In order to deliver the best possible product, we pay close attention to all of our customers’ feedback and are constantly making adjustments in production based on what we receive. For example, we learned that the sectional clips we include to connect and stabilize the furniture pieces were stretching over time (causing our outdoor sofas to slide apart on certain surfaces). With help from our suppliers abroad we were able to quickly redesign these clips to be more durable and tight-fitting. We’ve also made adjustments to the thread we use to stitch our cushions and even the way we package all of our products; all guided by customer reviews.
However, keeping a close eye on production standards is only half the battle. We still need to make sure our customers receive the furniture in pristine condition. For now, all of our products ship fully assembled, which requires us to utilize LTL freight companies for nearly all of the orders. These companies are normally a lot less reliable than UPS or FedEx, have significantly higher damage rates. This makes them very challenging to work with. This was an incredibly frustrating part of our business when we first opened our DTC channels (we had much higher rates of delays and damages than initially expected). Nevertheless, we slowly learned which freight companies would offer our customers the best retail experience and put systems in place to ensure a smooth delivery process. We have also formed strong relationships with several of these companies, allowing us to affordably ship our products and keep our prices competitive. We also have a “no questions asked” policy for anything that arrives in our customers damaged and are generally able to send out a replacement part within 24 hours of receiving any complaint.
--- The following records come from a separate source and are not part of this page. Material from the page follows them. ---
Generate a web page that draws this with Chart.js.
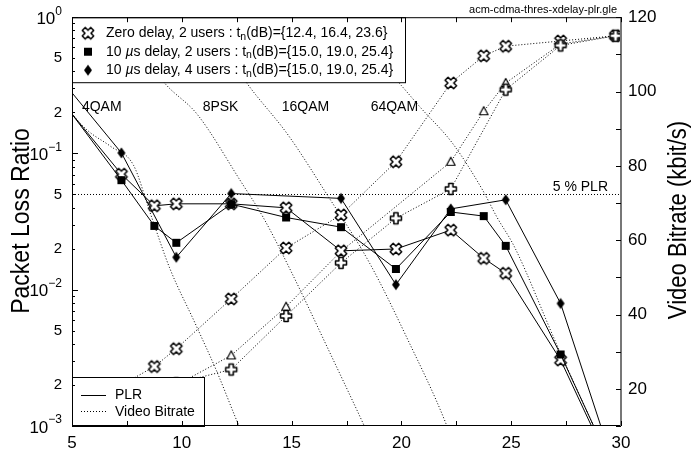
<!DOCTYPE html>
<html>
<head>
<meta charset="utf-8">
<script src="https://cdn.jsdelivr.net/npm/chart.js@4.4.0/dist/chart.umd.min.js"></script>
<style>
  html, body { margin: 0; padding: 0; background: #fff; }
</style>
</head>
<body>
<canvas id="chart" width="700" height="450"></canvas>
<script>
const FONT = '"Liberation Sans", Arial, Helvetica, sans-serif';

// PLR curves (left axis, log)
const snrZero = [4.75, 7.25, 8.75, 9.75, 12.25, 14.75, 17.25, 19.75, 22.25, 23.75, 24.75, 27.25, 29.75];
const plrZero2 = [0.218, 0.0705, 0.0413, 0.0427, 0.0427, 0.0399, 0.0193, 0.0199, 0.0274, 0.0170, 0.0132, 0.00305, 0.00042];
const plr10us2 = [0.220, 0.0637, 0.0294, 0.0221, 0.0425, 0.0339, 0.0288, 0.0142, 0.0372, 0.0347, 0.0210, 0.00335, 0.00045];
const snr4u = [4.75, 7.25, 9.75, 12.25, 17.25, 19.75, 22.25, 24.75, 27.25, 29.75];
const plr10us4 = [0.312, 0.101, 0.0173, 0.0508, 0.0468, 0.0109, 0.0392, 0.0457, 0.00793, 0.00047];

// video bitrate (right axis, kbit/s)
const snrRateZero = [7.25, 8.75, 9.75, 12.25, 14.75, 17.25, 19.75, 22.25, 23.75, 24.75, 27.25, 29.75];
const rateZero = [21, 26, 30.8, 44.2, 57.9, 66.8, 81.1, 102.3, 109.6, 112.2, 113.6, 115];
const snrRateTri = [9.75, 12.25, 14.75, 17.25, 22.25, 23.75, 24.75, 27.25, 29.75];
const rateTri = [21, 29.0, 42.1, 57.0, 81.1, 94.7, 102.3, 112.8, 115];
const snrRatePlus = [9.75, 12.25, 14.75, 17.25, 19.75, 22.25, 24.75, 27.25, 29.75];
const ratePlus = [21.5, 25.2, 39.6, 53.9, 65.9, 73.8, 100.5, 112.4, 115];

// modulation threshold curves
const qam4Snr = [4.45, 5.7, 6.75, 7.8, 8.55, 9.45, 10.6, 11.6, 12.55, 13.1];
const qam4Plr = [0.246, 0.148, 0.113, 0.082, 0.037, 0.0144, 0.0057, 0.0025, 0.00105, 0.00066];
const psk8Snr = [8.1, 9.25, 10.7, 12.65, 13.7, 14.95, 16.75, 18.25, 18.8];
const psk8Plr = [0.573, 0.324, 0.194, 0.0637, 0.0341, 0.0139, 0.00343, 0.00105, 0.00067];
const qam16Snr = [11.95, 13.0, 14.85, 16.6, 18.55, 20.3, 22.0, 22.45];
const qam16Plr = [0.573, 0.322, 0.136, 0.0503, 0.0157, 0.00427, 0.00107, 0.00067];
const qam64Snr = [19.0, 20.0, 20.85, 22.35, 23.7, 24.35, 25.15, 27.05, 28.75, 29.3];
const qam64Plr = [0.484, 0.315, 0.219, 0.1175, 0.0538, 0.0341, 0.0206, 0.00404, 0.001, 0.00064];

const plrLimit = 0.05;
const modLabels = ['4QAM', '8PSK', '16QAM', '64QAM'];
const modLabelSnr = [5.45, 10.95, 14.55, 18.6];
const leftTicks = [1, 0.5, 0.2, 0.1, 0.05, 0.02, 0.01, 0.005, 0.002, 0.001];

function pts(xs, ys) { return xs.map((v, i) => ({ x: v, y: ys[i] })); }

function makeMarker(kind) {
  const c = document.createElement('canvas');
  c.width = 16; c.height = 16;
  const g = c.getContext('2d');
  g.translate(8, 8);
  g.strokeStyle = '#000';
  g.lineWidth = 1.5;
  g.lineJoin = 'round';
  if (kind === 'cross' || kind === 'plus') {
    if (kind === 'cross') g.rotate(Math.PI / 4);
    const L = kind === 'cross' ? 6.0 : 5.5, w = 2.1;
    g.beginPath();
    g.moveTo(-w, -L); g.lineTo(w, -L); g.lineTo(w, -w); g.lineTo(L, -w);
    g.lineTo(L, w); g.lineTo(w, w); g.lineTo(w, L); g.lineTo(-w, L);
    g.lineTo(-w, w); g.lineTo(-L, w); g.lineTo(-L, -w); g.lineTo(-w, -w);
    g.closePath();
    g.fillStyle = '#fff'; g.fill(); g.stroke();
  } else if (kind === 'tri') {
    g.lineWidth = 1.2;
    g.beginPath();
    g.moveTo(0, -4.5); g.lineTo(4.3, 3.5); g.lineTo(-4.3, 3.5); g.closePath();
    g.fillStyle = '#fff'; g.fill(); g.stroke();
  } else if (kind === 'square') {
    g.fillStyle = '#000'; g.fillRect(-4, -4, 8, 8);
  } else if (kind === 'diamond') {
    g.beginPath();
    g.moveTo(0, -5.5); g.lineTo(4, 0); g.lineTo(0, 5.5); g.lineTo(-4, 0); g.closePath();
    g.fillStyle = '#000'; g.fill();
  }
  return c;
}
const mk = {
  cross: makeMarker('cross'), plus: makeMarker('plus'), tri: makeMarker('tri'),
  square: makeMarker('square'), diamond: makeMarker('diamond')
};

const visible = c => (c.raw && c.raw.x >= 5 && c.raw.y >= 0.001) ? 6 : 0;

function solid(data, marker) {
  return { data, yAxisID: 'y', showLine: true, borderColor: '#000', borderWidth: 1,
    pointStyle: marker, pointRadius: visible, pointHoverRadius: visible, tension: 0 };
}
function dotted(data, marker, axis) {
  return { data, yAxisID: axis, showLine: true, borderColor: '#000', borderWidth: 1,
    borderDash: [1, 2], pointStyle: marker || false, pointRadius: marker ? visible : 0,
    tension: 0 };
}
function curve(data) {
  const d = dotted(data, null, 'y');
  d.cubicInterpolationMode = 'monotone';
  return d;
}

function drawRich(ctx, parts, x, y, size) {
  let cx = x;
  parts.forEach(p => {
    const s = p.sub ? size * 0.75 : size;
    ctx.font = (p.it ? 'italic ' : '') + s + 'px ' + FONT;
    ctx.fillText(p.t, cx, y + (p.sub ? 3.5 : 0));
    cx += ctx.measureText(p.t).width;
  });
}

const decor = {
  id: 'decor',
  afterDatasetsDraw(chart) {
    const { ctx, chartArea: a, scales } = chart;
    const xs = scales.x, ys = scales.y, y2 = scales.y2;
    ctx.save();
    ctx.fillStyle = '#000';
    ctx.strokeStyle = '#000';

    // modulation labels and 5% label
    ctx.font = '14px ' + FONT;
    ctx.textBaseline = 'middle';
    ctx.textAlign = 'left';
    modLabels.forEach((t, i) => ctx.fillText(t, xs.getPixelForValue(modLabelSnr[i]), 107));
    ctx.textAlign = 'right';
    ctx.fillText('5 % PLR', a.right - 13, ys.getPixelForValue(plrLimit) - 7);

    // file name
    ctx.font = '11px ' + FONT;
    ctx.fillText('acm-cdma-thres-xdelay-plr.gle', a.right - 4, 10);

    // upper legend
    ctx.fillStyle = '#fff';
    ctx.fillRect(a.left, a.top, 333, 65);
    ctx.lineWidth = 1;
    ctx.strokeRect(a.left + 0.5, a.top + 0.5, 333, 65);
    const rows = [
      [mk.cross, [{ t: 'Zero delay, 2 users : t' }, { t: 'n', sub: true }, { t: '(dB)={12.4, 16.4, 23.6}' }]],
      [mk.square, [{ t: '10 ' }, { t: '\u00b5', it: true }, { t: 's delay, 2 users : t' }, { t: 'n', sub: true }, { t: '(dB)={15.0, 19.0, 25.4}' }]],
      [mk.diamond, [{ t: '10 ' }, { t: '\u00b5', it: true }, { t: 's delay, 4 users : t' }, { t: 'n', sub: true }, { t: '(dB)={15.0, 19.0, 25.4}' }]]
    ];
    ctx.textAlign = 'left';
    ctx.fillStyle = '#000';
    rows.forEach((r, i) => {
      const yy = a.top + 16 + i * 18.5;
      ctx.drawImage(r[0], a.left + 8, yy - 8);
      drawRich(ctx, r[1], a.left + 34, yy, 14);
    });

    // lower legend
    const lx = a.left, ly = a.bottom - 49;
    ctx.fillStyle = '#fff';
    ctx.fillRect(lx, ly, 132, 49);
    ctx.strokeRect(lx + 0.5, ly + 0.5, 132, 49);
    ctx.beginPath();
    ctx.moveTo(lx + 9, ly + 18.5); ctx.lineTo(lx + 34, ly + 18.5);
    ctx.stroke();
    ctx.setLineDash([1, 2]);
    ctx.beginPath();
    ctx.moveTo(lx + 9, ly + 34.5); ctx.lineTo(lx + 34, ly + 34.5);
    ctx.stroke();
    ctx.setLineDash([]);
    ctx.fillStyle = '#000';
    ctx.font = '14px ' + FONT;
    ctx.fillText('PLR', lx + 43, ly + 18);
    ctx.fillText('Video Bitrate', lx + 43, ly + 35);

    // frame
    ctx.strokeRect(a.left + 0.5, a.top + 0.5, a.width - 1, a.height - 1);
    ctx.strokeStyle = '#777';
    ctx.lineWidth = 2;
    ctx.beginPath();
    ctx.moveTo(a.right, a.top); ctx.lineTo(a.right, a.bottom);
    ctx.stroke();

    // inward ticks
    ctx.strokeStyle = '#000';
    ctx.lineWidth = 1;
    ctx.beginPath();
    for (let v = 5; v <= 30; v += 2.5) {
      const px = Math.round(xs.getPixelForValue(v)) + 0.5;
      ctx.moveTo(px, a.bottom); ctx.lineTo(px, a.bottom - 5);
      ctx.moveTo(px, a.top); ctx.lineTo(px, a.top + 5);
    }
    for (let e = -3; e < 0; e++) {
      for (let m = 1; m <= 10; m++) {
        const py = Math.round(ys.getPixelForValue(m * Math.pow(10, e))) + 0.5;
        const len = (m === 1 || m === 10) ? 6 : 3;
        ctx.moveTo(a.left, py); ctx.lineTo(a.left + len, py);
      }
    }
    for (let v = 10; v <= 120; v += 10) {
      const py = Math.round(y2.getPixelForValue(v)) + 0.5;
      ctx.moveTo(a.right, py); ctx.lineTo(a.right - 5, py);
    }
    ctx.stroke();

    // left tick labels
    ctx.fillStyle = '#000';
    ctx.textAlign = 'right';
    ctx.textBaseline = 'middle';
    leftTicks.forEach(v => {
      const py = ys.getPixelForValue(v);
      const e = Math.round(Math.log10(v));
      if (Math.abs(Math.pow(10, e) - v) < 1e-9) {
        const sup = String(e).replace('-', '\u2212');
        ctx.font = '12px ' + FONT;
        const sw = ctx.measureText(sup).width;
        ctx.fillText(sup, 62, py - 6);
        ctx.font = '17px ' + FONT;
        ctx.fillText('10', 62 - sw, py + 2);
      } else {
        ctx.font = '15px ' + FONT;
        ctx.fillText(String(Math.round(v / Math.pow(10, Math.floor(Math.log10(v))))), 62, py);
      }
    });

    // axis titles
    ctx.textAlign = 'center';
    ctx.font = '24px ' + FONT;
    ctx.save();
    ctx.translate(22, 221);
    ctx.rotate(-Math.PI / 2);
    ctx.scale(0.96, 1.05);
    ctx.fillText('Packet Loss Ratio', 0, 0);
    ctx.restore();
    ctx.save();
    ctx.translate(679, 220);
    ctx.rotate(-Math.PI / 2);
    ctx.scale(0.92, 1.05);
    ctx.fillText('Video Bitrate (kbit/s)', 0, 0);
    ctx.restore();

    ctx.restore();
  }
};

new Chart(document.getElementById('chart'), {
  type: 'scatter',
  data: {
    datasets: [
      solid(pts(snr4u, plr10us4), mk.diamond),
      solid(pts(snrZero, plr10us2), mk.square),
      solid(pts(snrZero, plrZero2), mk.cross),
      dotted(pts(snrRatePlus, ratePlus), mk.plus, 'y2'),
      dotted(pts(snrRateTri, rateTri), mk.tri, 'y2'),
      dotted(pts(snrRateZero, rateZero), mk.cross, 'y2'),
      curve(pts(qam4Snr, qam4Plr)),
      curve(pts(psk8Snr, psk8Plr)),
      curve(pts(qam16Snr, qam16Plr)),
      curve(pts(qam64Snr, qam64Plr)),
      dotted(pts([5, 30], [plrLimit, plrLimit]), null, 'y')
    ]
  },
  options: {
    responsive: false,
    devicePixelRatio: 1,
    animation: false,
    layout: { padding: { top: 17, left: 0, right: 0, bottom: 0 } },
    plugins: { legend: { display: false }, tooltip: { enabled: false } },
    scales: {
      x: {
        type: 'linear', position: 'bottom', min: 5, max: 30,
        grid: { display: false, drawTicks: false }, border: { display: false },
        ticks: { stepSize: 5, color: '#000', font: { family: FONT, size: 17 }, padding: 7, maxRotation: 0 },
        afterFit(s) { s.height = 24; }
      },
      y: {
        type: 'logarithmic', position: 'left', min: 0.001, max: 1,
        grid: { display: false, drawTicks: false }, border: { display: false },
        ticks: { display: false },
        afterFit(s) { s.width = 72; }
      },
      y2: {
        type: 'linear', position: 'right', min: 10, max: 120,
        grid: { display: false, drawTicks: false }, border: { display: false },
        ticks: { stepSize: 10, color: '#000', font: { family: FONT, size: 17 }, padding: 7,
          callback: v => (v % 20 === 0 ? String(v) : '') },
        afterFit(s) { s.width = 79; }
      }
    }
  },
  plugins: [decor]
});
</script>
</body>
</html>
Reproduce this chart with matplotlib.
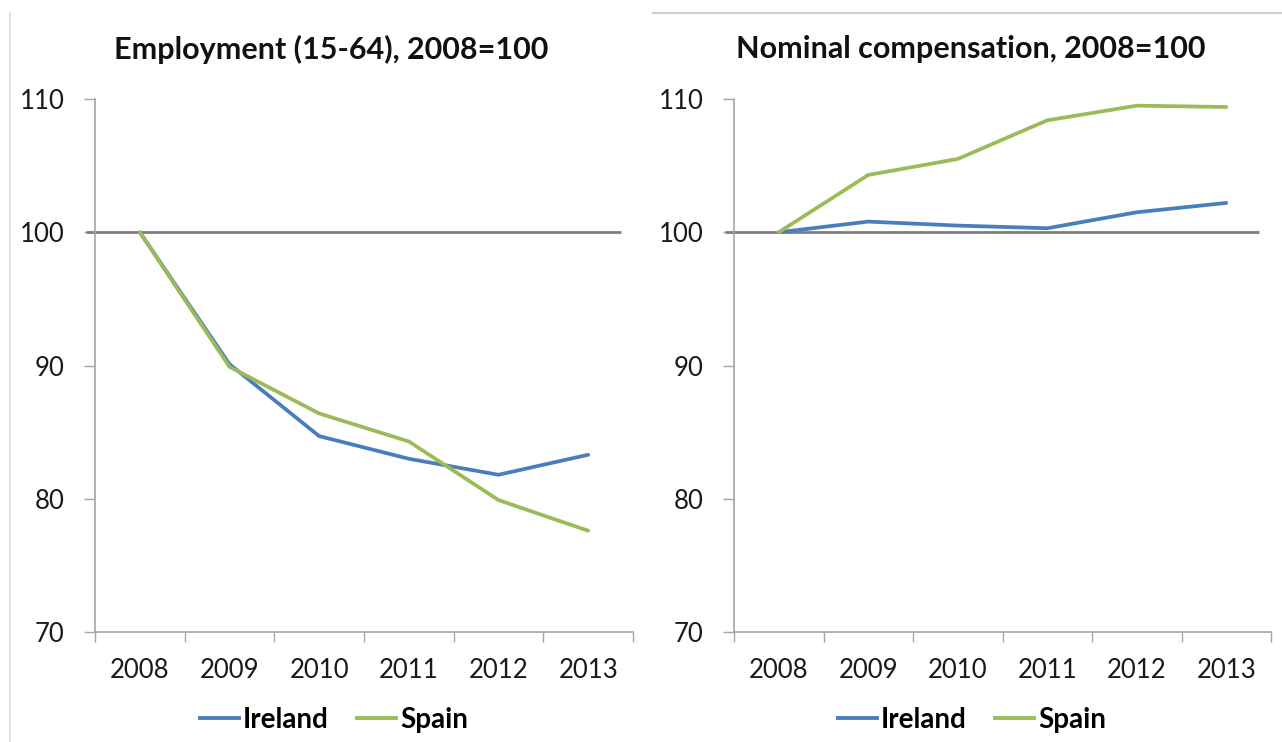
import matplotlib
matplotlib.use("Agg")
import matplotlib.pyplot as plt
from matplotlib.lines import Line2D

years = ["2008", "2009", "2010", "2011", "2012", "2013"]
emp_ireland = [100.0, 90.1, 84.7, 83.0, 81.8, 83.3]
emp_spain = [100.0, 89.9, 86.4, 84.3, 79.9, 77.6]
comp_ireland = [100.0, 100.8, 100.5, 100.3, 101.5, 102.2]
comp_spain = [100.0, 104.3, 105.5, 108.4, 109.5, 109.4]
titles = ["Employment (15-64), 2008=100", "Nominal compensation, 2008=100"]
yticks = [70, 80, 90, 100, 110]

BLUE = "#4A7EBB"
GREEN = "#9BBB59"
AXC = "#A6A6A6"

plt.rcParams['font.family'] = ['Lato', 'DejaVu Sans']

fig = plt.figure(figsize=(12.82, 7.42), dpi=100)
W, H = 1282, 742

def fx(px):
    return px / W

def fy(py):
    return 1 - py / H

panels = [
    (95, 633, titles[0], emp_ireland, emp_spain, 331, 334),
    (734, 1271, titles[1], comp_ireland, comp_spain, 971, 972),
]

top_px, bot_px = 99, 632
for left_px, right_px, title, ire, spa, tcx, lcx in panels:
    ax = fig.add_axes([fx(left_px), fy(bot_px), fx(right_px - left_px), (bot_px - top_px) / H])
    x = list(range(len(years)))
    ax.plot([-0.6, 5.37], [100, 100], color="#7F7F7F", lw=2.0, clip_on=False, zorder=2,
            solid_capstyle='butt')
    ax.plot(x, ire, color=BLUE, lw=2.7, label="Ireland", zorder=3, solid_capstyle='round')
    ax.plot(x, spa, color=GREEN, lw=2.7, label="Spain", zorder=4, solid_capstyle='round')
    ax.set_xlim(-0.5, 5.5)
    ax.set_ylim(70, 110)
    ax.set_yticks(yticks)
    ax.set_yticklabels([str(v) for v in yticks], fontsize=18.5, color="#1a1a1a")
    ax.set_xticks(x)
    ax.set_xticklabels(years, fontsize=18.5, color="#1a1a1a")
    ax.set_xticks([i - 0.5 for i in range(len(years) + 1)], minor=True)
    ax.tick_params(axis='x', which='major', length=0, pad=19)
    ax.tick_params(axis='x', which='minor', length=7, width=1, color=AXC, direction='out')
    ax.tick_params(axis='y', which='major', length=8, width=1, color=AXC, direction='out', pad=14)
    for s in ['top', 'right']:
        ax.spines[s].set_visible(False)
    for s in ['left', 'bottom']:
        ax.spines[s].set_color(AXC)
        ax.spines[s].set_linewidth(1.2)
    fig.text(fx(tcx), fy(49), title, ha='center', va='center', fontsize=22,
             fontweight='bold', color="#111111")
    handles = [Line2D([0], [0], color=BLUE, lw=2.8), Line2D([0], [0], color=GREEN, lw=2.8)]
    leg = fig.legend(handles, ["Ireland", "Spain"], loc='center',
                     bbox_to_anchor=(fx(lcx), fy(720)),
                     ncol=2, frameon=False, handlelength=1.4, handletextpad=0.15,
                     columnspacing=1.0, prop={'size': 20, 'weight': 'bold'})

# decorative borders
fig.add_artist(Line2D([fx(653), 1.0], [fy(13), fy(13)], color="#D0D0D0", lw=1.5))
fig.add_artist(Line2D([fx(10), fx(10)], [fy(13), 0.0], color="#DDDDDD", lw=1.2))

fig.savefig("out.png", dpi=100)
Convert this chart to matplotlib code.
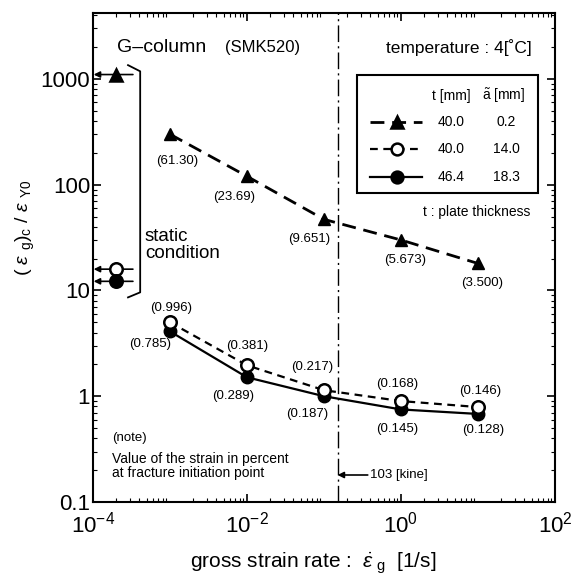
import numpy as np
import matplotlib
matplotlib.use("Agg")
import matplotlib.pyplot as plt
from matplotlib.lines import Line2D
from matplotlib.patches import Rectangle

plt.rcParams['font.family'] = ['Liberation Sans', 'DejaVu Sans']
plt.rcParams['mathtext.fontset'] = 'custom'
plt.rcParams['mathtext.rm'] = 'Liberation Sans'
plt.rcParams['mathtext.it'] = 'Liberation Sans:italic'

# data
rate = [1e-3, 1e-2, 1e-1, 1e0, 1e1]
tri_y = [300, 120, 47, 30, 18]
open_y = [5.0, 1.96, 1.14, 0.90, 0.79]
fill_y = [4.1, 1.51, 1.0, 0.75, 0.68]
tri_lbl = ['(61.30)', '(23.69)', '(9.651)', '(5.673)', '(3.500)']
open_lbl = ['(0.996)', '(0.381)', '(0.217)', '(0.168)', '(0.146)']
fill_lbl = ['(0.785)', '(0.289)', '(0.187)', '(0.145)', '(0.128)']
static_x = 2e-4
static_y = [1100, 15.9, 12.2]
kine_rate = 0.15

# label offsets in pixels (dx, dy up)
tri_off = [(7, -27), (-13, -21), (-15, -20), (4, -20), (4, -20)]
open_off = [(1, 14), (0, 19), (-12, 23), (-4, 17), (2, 16)]
fill_off = [(-20, -13), (-14, -19), (-17, -18), (-4, -20), (5, -16)]

W, H = 573, 581
fig = plt.figure(figsize=(W / 100, H / 100), dpi=100)
ax = fig.add_axes([93 / W, 1 - 502 / H, (555 - 93) / W, (502 - 13) / H])
ax.set_xscale('log')
ax.set_yscale('log')
ax.set_xlim(1e-4, 1e2)
ax.set_ylim(0.1, 4200)

dash_tri = (0, (5, 2.8))
dash_open = (0, (3.5, 2.5))
ax.plot(rate, tri_y, color='black', ls=dash_tri, lw=2, marker='^', ms=8.5)
ax.plot(rate, open_y, color='black', ls=dash_open, lw=1.6, marker='o', ms=9,
        mfc='white', mew=1.8, zorder=4)
ax.plot(rate, fill_y, color='black', ls='-', lw=1.6, marker='o', ms=9, zorder=3)

for xs, ys, lbls, offs in [(rate, tri_y, tri_lbl, tri_off), (rate, open_y, open_lbl, open_off),
                           (rate, fill_y, fill_lbl, fill_off)]:
    for x, y, s, (dx, dy) in zip(xs, ys, lbls, offs):
        ax.annotate(s, (x, y), xytext=(dx * 0.72, dy * 0.72), textcoords='offset points',
                    ha='center', va='center', fontsize=9.5)

# static condition points with arrows to the axis
for y, m, fc in zip(static_y, ['^', 'o', 'o'], ['black', 'white', 'black']):
    ax.annotate('', xy=(1.02e-4, y), xytext=(3.3e-4, y),
                arrowprops=dict(arrowstyle='-|>', color='black', lw=1.2,
                                mutation_scale=9, shrinkA=0, shrinkB=0))
    ax.plot([static_x], [y], marker=m, ms=9 if m == 'o' else 8.5, mfc=fc, mec='black',
            mew=1.8, color='black', zorder=5)

# bracket
bx = [2.85e-4, 4.1e-4, 4.1e-4, 2.85e-4]
by = [1350, 1180, 9.6, 8.6]
ax.plot(bx, by, color='black', lw=1.3)
ax.text(4.7e-4, 27, 'static\ncondition', fontsize=13.5, va='center', ha='left', linespacing=1.0)

# vertical line for 103 kine
ax.axvline(kine_rate, color='black', ls=(0, (12, 3, 1.5, 3)), lw=1)
ax.annotate('', xy=(kine_rate, 0.18), xytext=(0.37, 0.18),
            arrowprops=dict(arrowstyle='-|>', color='black', lw=1.2, mutation_scale=9,
                            shrinkA=0, shrinkB=0))
ax.text(0.40, 0.18, '103 [kine]', fontsize=9.5, va='center', ha='left')

# note
ax.text(1.75e-4, 0.4, '(note)', fontsize=9.5, va='center')
ax.text(1.75e-4, 0.22, 'Value of the strain in percent\nat fracture initiation point',
        fontsize=10, va='center', linespacing=1.05)

ax.text(0.052, 0.93, 'G\u2013column', transform=ax.transAxes, fontsize=14, va='center')
ax.text(0.285, 0.93, '(SMK520)', transform=ax.transAxes, fontsize=12, va='center')
ax.text(0.95, 0.93, 'temperature : 4[\u02daC]', transform=ax.transAxes, fontsize=12.5,
        va='center', ha='right')

# legend box, drawn by hand in figure pixels
def fp(x, y):
    return (x / W, 1 - y / H)

x0, y0 = fp(357, 193)
x1, y1 = fp(538, 75)
fig.patches.append(Rectangle((x0, y0), x1 - x0, y1 - y0, transform=fig.transFigure,
                             fill=False, lw=1.5, ec='black'))
fig.text(*fp(451, 96), 't [mm]', fontsize=10, ha='center', va='center')
fig.text(*fp(504, 96), '$\\tilde{\\mathrm{a}}$ [mm]', fontsize=10, ha='center', va='center')
rows = [(122, dash_tri, 2, '^', 'black', '40.0', '0.2'),
        (149, dash_open, 1.6, 'o', 'white', '40.0', '14.0'),
        (177, '-', 1.6, 'o', 'black', '46.4', '18.3')]
for ry, ls, lw, m, fc, t, a in rows:
    xa, ya = fp(370, ry)
    xb, _ = fp(422, ry)
    xm, _ = fp(397, ry)
    fig.add_artist(Line2D([xa, xb], [ya, ya], transform=fig.transFigure, color='black',
                          ls=ls, lw=lw))
    fig.add_artist(Line2D([xm], [ya], transform=fig.transFigure, marker=m, ms=8.5,
                          mfc=fc, mec='black', mew=1.8, color='black'))
    fig.text(*fp(451, ry), t, fontsize=10, ha='center', va='center')
    fig.text(*fp(506, ry), a, fontsize=10, ha='center', va='center')
fig.text(*fp(530, 212), 't : plate thickness', fontsize=10, ha='right', va='center')

ax.set_yticks([0.1, 1, 10, 100, 1000])
ax.set_yticklabels(['0.1', '1', '10', '100', '1000'])
ax.set_xticks([1e-4, 1e-2, 1e0, 1e2])
ax.set_xticklabels(['$10^{-4}$', '$10^{-2}$', '$10^{0}$', '$10^{2}$'])
ax.tick_params(which='both', direction='in', top=True, right=True)
ax.tick_params(which='major', length=6, width=1.2, labelsize=16, pad=2)
ax.tick_params(axis='x', which='major', pad=7)
ax.tick_params(which='minor', length=3, width=0.8)
for s in ax.spines.values():
    s.set_linewidth(1.5)

ax.set_xlabel('gross strain rate :  $\\dot{\\varepsilon}_{\\ \\mathrm{g}}$  [1/s]', fontsize=15,
              va='center')
ax.xaxis.set_label_coords((313 - 93) / 462, (502 - 563) / 489)
ax.set_ylabel('$(\\ \\varepsilon\\ _{\\mathrm{g}})_{\\mathrm{c}}\\ /\\ \\varepsilon\\ _{\\mathrm{Y0}}$',
              fontsize=14, va='center')
ax.yaxis.set_label_coords((25 - 93) / 462, (502 - 228) / 489)

fig.savefig('out.png', dpi=100)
What have been your biggest lessons learned in the last year?
One of the biggest lessons I learned this year is how adaptive you have to be to build a sustainable business, especially for e-commerce based businesses. While it is generally smart to double and triple down on what’s working, it’s equally as important to anticipate change and diversify both your product offering and distribution channels.
We had some top-performing SKUs that took a big sales hit when we were forced to make marginal price increases as a result tariffs imposed on Chinese imports this year. We also had a bit of market share taken from us on some of the platforms we sell on as a result of some new competitors that entered the market. This realization will affect a lot of our strategic decisions for the coming year.
We are focusing our efforts on entering some new product classes as well as placing more emphasis on building our brand to drive more sales through our DTC channels.
What’s in the plans for the upcoming year, and the next 5 years?
In the coming year, my main goal (other than continuing to profitably grow our top line) is to focus on building our brand presence. We have already started working with a number of influencers in the home décor/interior design space to help us create more content and bring more awareness to our brand. This is pretty much-unchartered territory for us and the learning curve is a little intimidating. However, I am convinced this is absolutely necessary for us to create a sustainable business.
This year we also plan on moving into some more categories in the “home goods” space. When we last spoke, we were planning on starting an indoor program, but our outdoor business grew much more quickly than originally expected and we needed to devote all of our focus and resources to the category. This year we are finally in a position (both financially and with infrastructure) to expand. We are already in sample production on several indoor collections and I hope to have these launched by the middle of Q2.
As far as our 5-year horizon, I’ve learned enough to know that’s it almost impossible to gauge exactly where we’ll be that far out. First and foremost, the goal is always to stay in business. After that, I hope we are able to build a strong and recognized brand with a loyal following and customer base (regardless of the size of that base).
Have you read any good books in the last year?
I admittedly do not read enough books, but one podcast that I listen to on a regular basis is Group Chat. It’s hosted by Dee Murthy, Anand Murthy, and Drama. They own Menlo Club and Young & Reckless (as well as a variety of other successful brands) and do 3 shows a week discussing mostly current events, politics, business, and culture.
I hardly ever watch the news and this is a great way for me to stay informed on everything that’s going on in the world—; at least the stuff that I actually care about. Highly recommend!
Advice for other entrepreneurs who might be struggling to grow their business?
Work hard, work smart and work long. Most of the people that I speak with that have built large, successful businesses did it over a span of decades. There are of course exceptions to this rule, but for the most part, it is going to take a lot more time and resources than most people think (and will require you to eat a lot of shit along the way).